Il stipule que les élèves francophones et allophones pourront obtenir le droit d'accéder au réseau public anglophone ou à une école anglophone privée subventionnée, après avoir notamment passé trois ans dans une école anglophone privée non subventionnée.
D'autres critères pour déterminer leur admission seront aussi pris en considération, entre autres en ce qui a trait au parcours de la famille.
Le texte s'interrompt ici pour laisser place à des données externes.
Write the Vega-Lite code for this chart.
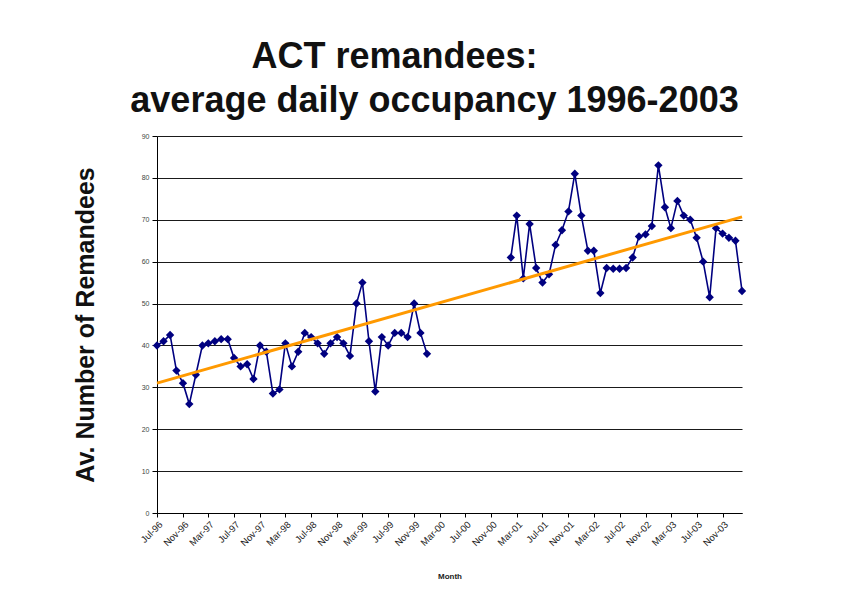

Le gouvernement estime qu'il sera ainsi possible de s'assurer qu'il n'y aura pas d'admission automatique au réseau anglophone simplement après les trois années.
Le droit que ces étudiants acquerront moyennant les milliers de dollars en frais de scolarité que leurs parents devront acquitter s'appliquera aussi à leurs frères et soeurs, ainsi qu'à leurs descendants.
La Cour suprême avait souligné que l'objectif politique poursuivi par le gouvernement Landry était valide, mais que la loi 104, qui avait été adoptée de façon unanime par l'Assemblée nationale, contrevenait à la Charte canadienne des droits et libertés en préconisant une solution sans nuance pour y parvenir.
Québec, disait le plus haut tribunal du pays, ne peut pas traiter de la même façon une personne ayant fréquenté une école privée non subventionnée pendant une courte période de temps et une autre qui l'a fait pendant plusieurs années.
La Cour suprême a donné au Québec jusqu'au 22 octobre 2010 pour modifier sa législation, ce qui explique la décision du gouvernement d'imposer le bâillon pour faire adopter le projet de loi 115. Au-delà de cette date, la loi 104 deviendrait de facto invalide, créant du coup un vide juridique.
Le gouvernement du Québec estime qu'environ 4000 élèves ont profité des écoles passerelles avant que la loi 104 ne soit adoptée. Le phénomène était alors en croissance: 1400 élèves avaient réussi à accéder au réseau public anglophone pour la seule année 2002.